What skills it helped you to enhance?

 

As mentioned above, participating in the debate helped enhance my critical thinking skills. But I think more than anything the Debate gave me confidence. Teaching is an intimidating activity, but the rhetoric workshop Harold and I ran went quite well. When I came home on Tuesday a roommate and I talked about how we’re intimidated by argumentation, and we’re going to check out some debate workshops soon. Paul also suggested a mini Shakespeare debate between Warwick and Institute students, which we’re working to organize now. Hopefully it’s also improved my powers of persuasion, although I’m less confident on that account.

 

 

 

 

J.Van-Praag, University of Exeter, undergraduate student mentor

 

The Great Shakespeare debate was not only thoroughly enjoyable but it allowed me to meet some of the best debaters in the world. As such, there was lots of chances to see where I can improve my own debating and my confidence.
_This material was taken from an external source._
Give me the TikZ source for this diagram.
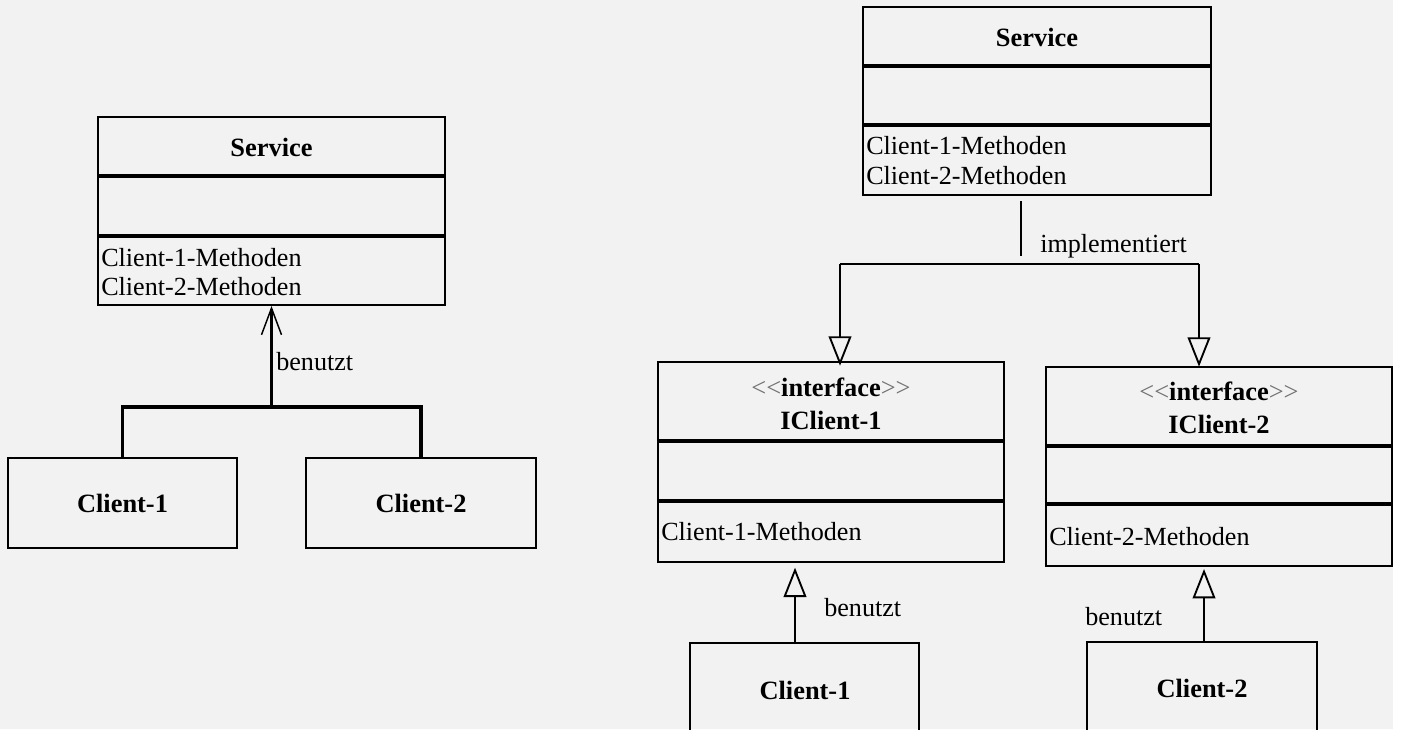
\documentclass[tikz,border=0pt]{standalone}
\usepackage{fontspec}
\setmainfont{Liberation Serif}
\usetikzlibrary{arrows.meta,fit}
\definecolor{paper}{HTML}{F2F2F2}
\definecolor{guill}{HTML}{707070}
\newcommand\stereotype{{\mdseries\color{guill}<\kern0pt<}interface{\mdseries\color{guill}>\kern0pt>}}

\begin{document}
\begin{tikzpicture}[x=0.75pt,y=-0.75pt,
  font=\fontsize{19.6}{23}\selectfont,
  umlbox/.style={draw, line width=1.5pt, inner sep=0pt, fit={#1}},
  sep/.style={line width=2.6pt},
  title/.style={font=\fontsize{19.8}{23}\selectfont\bfseries, inner sep=0pt},
  meth/.style={anchor=west, inner sep=0pt},
  lbl/.style={anchor=west, inner sep=0pt},
  useL/.style={line width=2.6pt},
  impl/.style={line width=1.5pt},
  barb/.style={-{Straight Barb[length=20pt,width=15pt,line width=1.1pt]}},
  tri/.style={-{Triangle[open,length=22pt,width=17pt,line width=1.4pt]}},
]
\clip (0,0) rectangle (1401,729);
\fill[paper] (0,0) rectangle (1393,729);

% ---------- left: one service used by both clients ----------
\node[umlbox={(98,117)(445,305)}] (svcL) {};
\draw[sep] (svcL.west |- 0,176) -- (svcL.east |- 0,176);
\draw[sep] (svcL.west |- 0,236) -- (svcL.east |- 0,236);
\node[title] (svcLt) at (271.5,147) {Service};
\node[meth] (svcLm1) at (101,258) {Client-1-Methoden};
\node[meth] (svcLm2) at (101,287) {Client-2-Methoden};

\node[umlbox={(8,458)(237,548)}] (c1L) {};
\node[title] (c1Lt) at (c1L) {Client-1};
\node[umlbox={(306,458)(536,548)}] (c2L) {};
\node[title] (c2Lt) at (c2L) {Client-2};

\coordinate (forkL) at (271.5,407);
\draw[useL] (c1L.north) |- (forkL) -| (c2L.north);
\draw[useL, barb] (forkL) -- (svcL.south);
\node[lbl] (useLlbl) at (276,362) {benutzt};

% ---------- right: segregated interfaces ----------
\node[umlbox={(863,7)(1211,195)}] (svcR) {};
\draw[sep] (svcR.west |- 0,66) -- (svcR.east |- 0,66);
\draw[sep] (svcR.west |- 0,125) -- (svcR.east |- 0,125);
\node[title] (svcRt) at (1037,37) {Service};
\node[meth] (svcRm1) at (866,146) {Client-1-Methoden};
\node[meth] (svcRm2) at (866,176) {Client-2-Methoden};

\node[umlbox={(658,362)(1004,562)}] (ic1) {};
\draw[sep] (ic1.west |- 0,441) -- (ic1.east |- 0,441);
\draw[sep] (ic1.west |- 0,501) -- (ic1.east |- 0,501);
\node[title] (ic1s) at (831,387) {\stereotype};
\node[title] (ic1t) at (831,420) {IClient-1};
\node[meth] (ic1m) at (661,532) {Client-1-Methoden};

\node[umlbox={(1046,367)(1392,566)}] (ic2) {};
\draw[sep] (ic2.west |- 0,446) -- (ic2.east |- 0,446);
\draw[sep] (ic2.west |- 0,504) -- (ic2.east |- 0,504);
\node[title] (ic2s) at (1219,391) {\stereotype};
\node[title] (ic2t) at (1219,424) {IClient-2};
\node[meth] (ic2m) at (1049,537) {Client-2-Methoden};

\node[umlbox={(690,643)(919,760)}] (c1R) {};
\node[title] (c1Rt) at (805,690) {Client-1};
\node[umlbox={(1087,642)(1317,760)}] (c2R) {};
\node[title] (c2Rt) at (1202,688) {Client-2};

% implementation links
\coordinate (stemTop) at (1021,201);
\coordinate (stemBot) at (1021,256);
\draw[impl] (stemTop) -- (stemBot);
\node[lbl] (impllbl) at (1040,246) {implementiert};
\coordinate (forkRl) at (840,264);
\coordinate (forkRr) at (1199,264);
\draw[impl] (forkRl) -- (forkRr);
\draw[impl, tri, shorten >=-3.5pt] (forkRl) -- (forkRl |- ic1.north);
\draw[impl, tri, shorten >=-0.5pt] (forkRr) -- (forkRr |- ic2.north);

% usage links
\draw[impl, tri, shorten >=3.5pt] (c1R.north -| 795,0) -- (ic1.south -| 795,0);
\node[lbl] (use1lbl) at (824,608) {benutzt};
\draw[impl, tri, shorten >=1.5pt] (c2R.north -| 1204,0) -- (ic2.south -| 1204,0);
\node[lbl] (use2lbl) at (1085,617) {benutzt};
\end{tikzpicture}
\end{document}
As for the students that I was judging and mentoring, it was an opportunity to pass on the love and passion that I have for both debating and studying Shakespeare.

 

 

The analytical skills used in drawing out Shakespearean knowledge from vast texts and resources will assist in my studies of Philosophy and Sociology. The ability to present and work with students enhances my presentation abilities in explaining core texts during my University seminars.

 

 

Finally, it was fun, and seeing Shakespeare performed by the RSC was an amazing opportunity that was too good to miss.